* Your goal: List each line in which the string "seaborn" appears.
>>>
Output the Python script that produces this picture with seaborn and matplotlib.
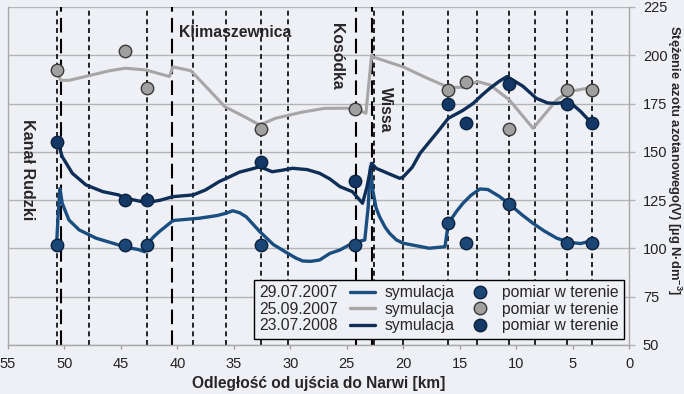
import pandas as pd
import matplotlib.pyplot as plt
import seaborn as sns
from matplotlib.lines import Line2D

# --- dane ---
# symulacja 29.07.2007
sim07_x = [50.7, 50.55, 50.4, 50.2, 49.6, 48.7, 47.2, 45.2, 44.6, 43.5, 42.9, 42.6, 42.1, 41.6,
           40.5, 40.3, 38.1, 36.5, 35.7, 35.1, 34.5, 33.9, 32.7, 31.5, 30.2, 29.5, 28.9, 28.2, 27.4,
           26.5, 25.6, 24.5, 23.4, 23.1, 22.9, 22.7, 22.4, 22.1, 21.6, 21.2, 20.6, 20.0, 18.5, 17.7,
           16.3, 16.0, 15.3, 14.7, 14.0, 13.2, 12.5, 11.5, 10.6, 9.5, 8.5, 7.5, 6.4, 5.3, 4.3, 3.3]
sim07_y = [102, 118, 131, 123.4, 114.7, 109.6, 105.3, 101.8, 100.6, 99.5, 98.3, 102.7, 106, 108.7,
           113.9, 114.5, 115.6, 117, 118.2, 119.5, 118.5, 116.4, 108.7, 102, 97.4, 95, 93.5, 93.3, 94,
           97.4, 99.2, 102.7, 104.4, 121.6, 142.3, 130.3, 121, 116.5, 111, 107.8, 104.4, 102.7, 101, 100.1,
           100.9, 113, 119, 123.4, 127.5, 130.8, 130.5, 127, 123, 117.5, 113, 109, 105.3, 103.2, 102.5, 104]

# symulacja 25.09.2007
sim0709_x = [50.6, 50.3, 49.6, 47.8, 46.0, 44.6, 42.8, 41.0, 40.7, 40.4, 38.8, 37.5, 35.8, 34.0, 32.7,
             31.3, 29.0, 27.0, 25.0, 24.2, 23.3, 22.8, 22.6, 20.0, 18.0, 16.0, 14.7, 13.4, 12.3, 10.6,
             8.5, 6.4, 5.3, 3.3]
sim0709_y = [190, 187, 187, 189.5, 192, 193.3, 192.4, 189.5, 189, 194, 192, 184, 173.4, 168, 163.9,
             167.4, 170.5, 172.5, 172.6, 172, 170, 200, 199, 194, 188.5, 183.4, 183.4, 186.4, 184.6, 176.9,
             162.2, 176.9, 181.2, 183.4]

# symulacja 23.07.2008
sim08_x = [50.7, 50.6, 50.2, 49.3, 48.1, 46.6, 45.2, 44.6, 42.7, 41.5, 40.4, 38.6, 37.5, 36.3, 35.4,
           34.5, 33.5, 32.7, 31.6, 30.7, 29.8, 28.5, 27.4, 26.5, 25.6, 24.5, 23.6, 23.2, 22.8, 22.4,
           21.0, 20.3, 20.0, 19.2, 18.5, 17.0, 16.0, 14.7, 13.8, 13.0, 12.3, 11.5, 10.8, 9.4, 8.2, 7.2,
           6.4, 5.3, 4.3, 3.3]
sim08_y = [155, 155.3, 147.5, 138.9, 132.9, 129.4, 127.7, 126, 123.7, 125, 126.8, 127.7, 130.3, 134.6, 137,
           139.5, 141, 142.3, 139.7, 140.5, 141.5, 140.8, 138.9, 136, 132, 129.4, 123.4, 132, 144.1, 141.5,
           138, 136.3, 137, 142, 149.3, 160, 167.4, 171.5, 175.1, 179.5, 183, 186.5, 189, 184, 177.7, 175.3,
           175.1, 176, 171, 164.8]

# pomiary w terenie
pts_x = [50.7, 44.6, 42.7, 32.6, 24.3, 16.0, 14.4, 10.6, 5.5, 3.3]
pts07_y = [102, 102, 102, 102, 102, 113, 103, 123, 103, 103]
pts0709_y = [192.5, 202, 183, 162, 172, 182, 186, 162, 182, 182]
pts08_y = [155, 125, 125, 145, 135, 175, 165, 185, 175, 165]

# punkty kontrolne i dopływy
short_lines = [50.7, 47.8, 42.7, 38.6, 35.7, 32.6, 30.2, 22.6, 20.0, 16.0, 13.5, 10.6, 8.3, 5.5, 3.3]
long_lines = [50.3, 40.5, 24.2, 22.8]

dates = ['29.07.2007', '25.09.2007', '23.07.2008']
c07, c0709, c08 = '#1a4d80', '#a6a6a6', '#0e2d57'
m07, m0709, m08 = '#1b4675', '#a0a0a0', '#133866'

bg = '#eef0f5'
sns.set_theme(style='white', rc={'axes.facecolor': bg, 'figure.facecolor': bg})
plt.rcParams['font.family'] = ['Liberation Sans', 'DejaVu Sans']
plt.rcParams['mathtext.fontset'] = 'custom'
plt.rcParams['mathtext.bf'] = 'Liberation Sans:bold'
plt.rcParams['mathtext.rm'] = 'Liberation Sans:bold'

fig = plt.figure(figsize=(6.84, 3.94), dpi=100)
ax = fig.add_axes([8 / 684, 1 - 345 / 394, 621 / 684, 338 / 394])

for x in short_lines:
    ax.axvline(x, color='black', lw=1.2, dashes=(3, 2.2), zorder=1)
for x in long_lines:
    ax.axvline(x, color='black', lw=1.5, dashes=(7, 3), zorder=1)

line_kw = dict(sort=False, ax=ax, solid_joinstyle='round', solid_capstyle='round')
sns.lineplot(x=sim0709_x, y=sim0709_y, color=c0709, lw=2.2, zorder=2, **line_kw)
sns.lineplot(x=sim07_x, y=sim07_y, color=c07, lw=2.4, zorder=3, **line_kw)
sns.lineplot(x=sim08_x, y=sim08_y, color=c08, lw=2.4, zorder=3, **line_kw)

sns.scatterplot(x=pts_x, y=pts0709_y, color=m0709, s=80, edgecolor='#3a3a3a', linewidth=1, ax=ax, zorder=4)
sns.scatterplot(x=pts_x, y=pts07_y, color=m07, s=80, edgecolor='#0a2240', linewidth=1, ax=ax, zorder=4)
sns.scatterplot(x=pts_x, y=pts08_y, color=m08, s=80, edgecolor='#0a2240', linewidth=1, ax=ax, zorder=4)

ax.set_xlim(55, 0)
ax.set_ylim(50, 225)
ax.set_xticks(range(55, -1, -5))
ax.set_yticks(range(50, 226, 25))
ax.yaxis.tick_right()
ax.grid(axis='y', color='#b4b4b4', lw=1)
ax.tick_params(axis='y', right=True, length=4, width=1, color='#b4b4b4', pad=6, labelsize=10.5, labelcolor='#222222')
ax.tick_params(axis='x', bottom=True, length=3, width=1, color='#a0a0a0', pad=6, labelsize=10.5, labelcolor='#222222')
for side in ['left', 'right', 'bottom']:
    ax.spines[side].set_color('#a8a8a8')
    ax.spines[side].set_linewidth(1)
ax.spines['top'].set_visible(False)

ax.set_xlabel('Odległość od ujścia do Narwi [km]', fontsize=11.2, fontweight='bold', labelpad=3)
ax.set_ylabel('')
fig.text(0.999, 1 - 160 / 394, 'Stężenie azotu azotanowego(V) [µg N·dm$^{-3}$]',
         rotation=270, ha='right', va='center', fontsize=9.4, fontweight='bold')

# nazwy dopływów
ax.text(53.3, 140.6, 'Kanał Rudzki', rotation=270, ha='center', va='center', fontsize=11.5, fontweight='bold')
ax.text(34.9, 212, 'Klimaszewnica', ha='center', va='center', fontsize=11.3, fontweight='bold')
ax.text(25.9, 199.7, 'Kosódka', rotation=270, ha='center', va='center', fontsize=11.3, fontweight='bold')
ax.text(21.6, 171.7, 'Wissa', rotation=270, ha='center', va='center', fontsize=11.3, fontweight='bold')

# legenda: daty | symulacja | pomiar w terenie
blank = [Line2D([], [], linestyle='none') for _ in dates]
sim_h = [Line2D([], [], color=c, lw=2.4) for c in (c07, c0709, c08)]
pt_h = [Line2D([], [], linestyle='none', marker='o', markersize=9, markerfacecolor=c, markeredgecolor=e)
        for c, e in ((m07, '#0a2240'), (m0709, '#3a3a3a'), (m08, '#0a2240'))]
leg = ax.legend(blank + sim_h + pt_h, dates + ['symulacja'] * 3 + ['pomiar w terenie'] * 3,
                ncol=3, loc='lower right', bbox_to_anchor=(0.992, 0.018), borderaxespad=0,
                fontsize=11.3, handlelength=1.6, handletextpad=0.6, columnspacing=0.8,
                labelspacing=0.1, borderpad=0.35, fancybox=False, framealpha=1,
                facecolor=bg, edgecolor='black')
leg.get_frame().set_linewidth(1)
for row in leg._legend_handle_box.get_children()[0].get_children():
    row.get_children()[0].width = 0
    row.sep = 0

fig.savefig('out.png', dpi=100, facecolor=bg)
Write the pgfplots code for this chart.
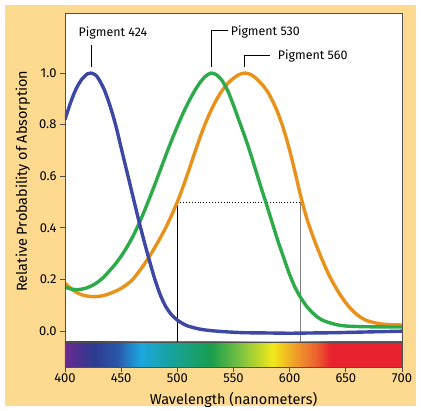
\documentclass[border=0pt]{standalone}
\usepackage{pgfplots}
\pgfplotsset{compat=1.18}
\usepackage{fontspec}
\setmainfont{Fira Sans}

\definecolor{beige}{HTML}{FDDA90}
\definecolor{frame}{HTML}{505050}
\definecolor{pblue}{HTML}{3D47A4}
\definecolor{pgreen}{HTML}{2DAA4A}
\definecolor{porange}{HTML}{E8921C}
% spectrum colours
\definecolor{s400}{HTML}{6B2A90}
\definecolor{s425}{HTML}{2D3A8E}
\definecolor{s446}{HTML}{2B56A8}
\definecolor{s467}{HTML}{1DA6DF}
\definecolor{s493}{HTML}{17A3A0}
\definecolor{s530}{HTML}{1A9E4E}
\definecolor{s556}{HTML}{7CC242}
\definecolor{s585}{HTML}{F2E81A}
\definecolor{s606}{HTML}{EF9A2A}
\definecolor{s624}{HTML}{EC6030}
\definecolor{s636}{HTML}{E8232F}
% path box maps to 25bp..75bp, i.e. 400..700 nm
\pgfdeclarehorizontalshading{spectrum}{100bp}{%
  color(0bp)=(s400); color(25bp)=(s400); color(29.17bp)=(s425);
  color(32.67bp)=(s446); color(36.17bp)=(s467); color(40.5bp)=(s493);
  color(46.67bp)=(s530); color(51bp)=(s556); color(55.83bp)=(s585);
  color(59.33bp)=(s606); color(62.33bp)=(s624); color(64.33bp)=(s636);
  color(75bp)=(s636); color(100bp)=(s636)}

\begin{document}
\begin{tikzpicture}
\fill[white] (-65bp,-44bp) rectangle (356bp,367bp);
\fill[beige] (-60bp,-39bp) rectangle (351bp,362bp);
\begin{axis}[
    scale only axis,
    width=337bp, height=354bp,
    xmin=400, xmax=700, ymin=-0.14, ymax=1.233,
    axis background/.style={fill=white},
    axis on top,
    axis line style={frame, line width=0.8bp},
    tick style={frame, line width=0.8bp},
    tick align=outside,
    major tick length=5bp,
    xtick={400,450,...,700},
    ytick={0,0.2,...,1.0},
    xtick pos=left, ytick pos=left,
    /pgf/number format/assume math mode=true,
    xticklabel style={font=\fontsize{13}{13}\selectfont, inner sep=2bp},
    yticklabel style={font=\fontsize{13}{13}\selectfont, /pgf/number format/fixed, /pgf/number format/fixed zerofill, /pgf/number format/precision=1},
    xlabel={Wavelength (nanometers)},
    ylabel={Relative Probability of Absorption},
    xlabel style={font=\fontsize{14.5}{14.5}\selectfont, at={(axis description cs:0.5,-0.092)}, anchor=center},
    ylabel style={font=\fontsize{14.5}{14.5}\selectfont, at={(axis description cs:-0.125,0.525)}, anchor=center},
  ]
% spectrum strip
\path[shading=spectrum] (axis cs:400,-0.14) rectangle (axis cs:700,-0.043);
\draw[frame, line width=0.8bp] (axis cs:400,-0.043) -- (axis cs:700,-0.043);
% guide lines at half maximum
\draw[black, line width=0.6bp] (axis cs:500,-0.043) -- (axis cs:500,0.5);
\draw[gray, line width=0.9bp] (axis cs:610,-0.043) -- (axis cs:610,0.5);
\draw[black, dotted, line width=0.9bp] (axis cs:500,0.5) -- (axis cs:610,0.5);

\addplot[porange, line width=3.4bp, smooth] coordinates {
(400,0.185) (405,0.165) (410,0.15) (415,0.14) (420,0.135) (425,0.133)
(430,0.134) (435,0.138) (440,0.145) (445,0.154) (450,0.165) (455,0.18)
(460,0.198) (465,0.225) (470,0.255) (475,0.288) (480,0.324) (485,0.362)
(490,0.403) (495,0.45) (500,0.50) (505,0.558) (510,0.62) (515,0.685)
(520,0.748) (525,0.805) (530,0.855) (535,0.898) (540,0.933) (545,0.96)
(550,0.98) (555,0.994) (560,1.0) (565,0.995) (570,0.98) (575,0.958)
(580,0.93) (585,0.89) (590,0.84) (595,0.777) (600,0.70) (605,0.612)
(610,0.52) (615,0.44) (620,0.375) (625,0.318) (630,0.265) (635,0.217)
(640,0.176) (645,0.14) (650,0.109) (655,0.083) (660,0.063) (665,0.048)
(670,0.038) (680,0.028) (690,0.024) (700,0.023)};

\addplot[pgreen, line width=3.4bp, smooth] coordinates {
(400,0.17) (405,0.163) (410,0.16) (415,0.162) (420,0.168) (425,0.178)
(430,0.192) (435,0.211) (440,0.235) (445,0.26) (450,0.29) (455,0.324)
(460,0.363) (465,0.408) (470,0.458) (475,0.512) (480,0.568) (485,0.626)
(490,0.684) (495,0.74) (500,0.793) (505,0.843) (510,0.888) (515,0.928)
(520,0.962) (525,0.987) (530,1.0) (535,0.993) (540,0.97) (545,0.93)
(550,0.875) (555,0.815) (560,0.755) (565,0.69) (570,0.62) (575,0.55)
(580,0.482) (585,0.412) (590,0.343) (595,0.28) (600,0.218) (605,0.167)
(610,0.128) (615,0.096) (620,0.072) (625,0.053) (630,0.04) (640,0.026)
(650,0.019) (670,0.016) (700,0.015)};

\addplot[pblue, line width=3.4bp, smooth] coordinates {
(400,0.82) (405,0.886) (410,0.94) (415,0.976) (420,0.997) (423,1.0)
(427,0.993) (430,0.977) (435,0.935) (440,0.874) (445,0.80) (450,0.71)
(455,0.62) (460,0.53) (465,0.44) (470,0.355) (475,0.275) (480,0.20)
(485,0.138) (490,0.092) (495,0.062) (500,0.042) (505,0.028) (510,0.018)
(520,0.007) (530,0.001) (545,-0.004) (560,-0.007) (580,-0.008)
(600,-0.009) (620,-0.008) (640,-0.007) (660,-0.005) (680,-0.003) (700,-0.001)};

% pigment labels
\draw[black, line width=0.6bp] (axis cs:423,1.025) -- (axis cs:423,1.108);
\node[font=\fontsize{12.5}{12.5}\selectfont, anchor=center] at (axis cs:442.7,1.157) {Pigment 424};
\draw[black, line width=0.6bp] (axis cs:530,1.025) |- (axis cs:545,1.165);
\node[font=\fontsize{12.5}{12.5}\selectfont, anchor=west, inner sep=1bp] at (axis cs:546.5,1.159) {Pigment 530};
\draw[black, line width=0.6bp] (axis cs:560,1.025) |- (axis cs:582.5,1.07);
\node[font=\fontsize{12.5}{12.5}\selectfont, anchor=west, inner sep=1bp] at (axis cs:588.5,1.066) {Pigment 560};
\end{axis}
\end{tikzpicture}
\end{document}
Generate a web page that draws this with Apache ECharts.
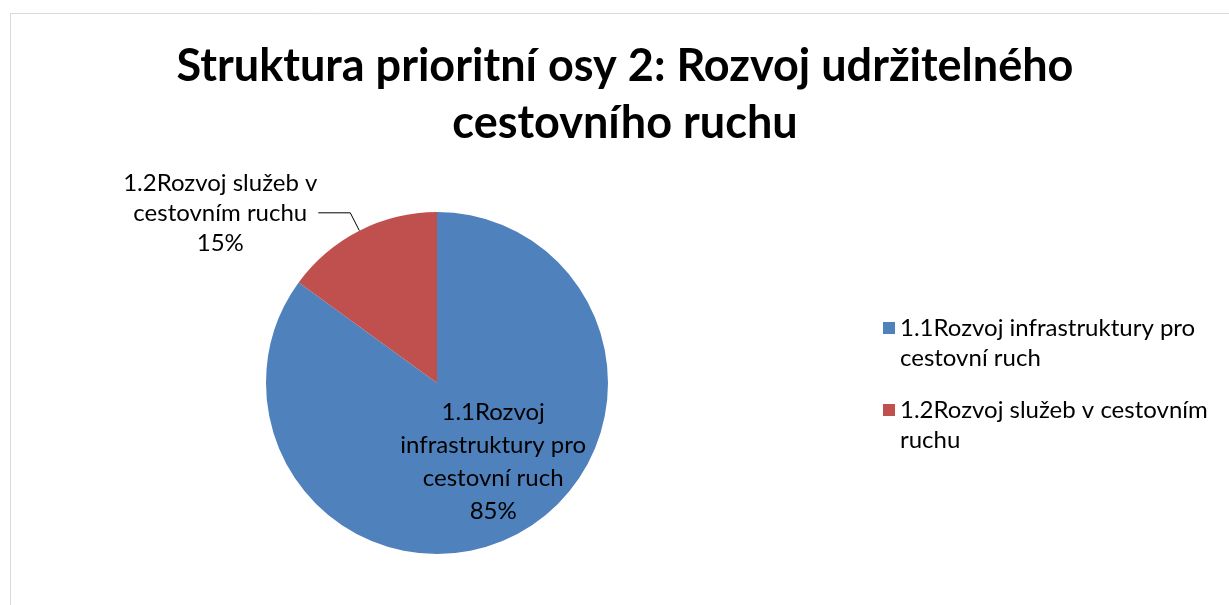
<<<
* Answer to the task:
Output the Python script that produces this picture with seaborn and matplotlib.
import seaborn as sns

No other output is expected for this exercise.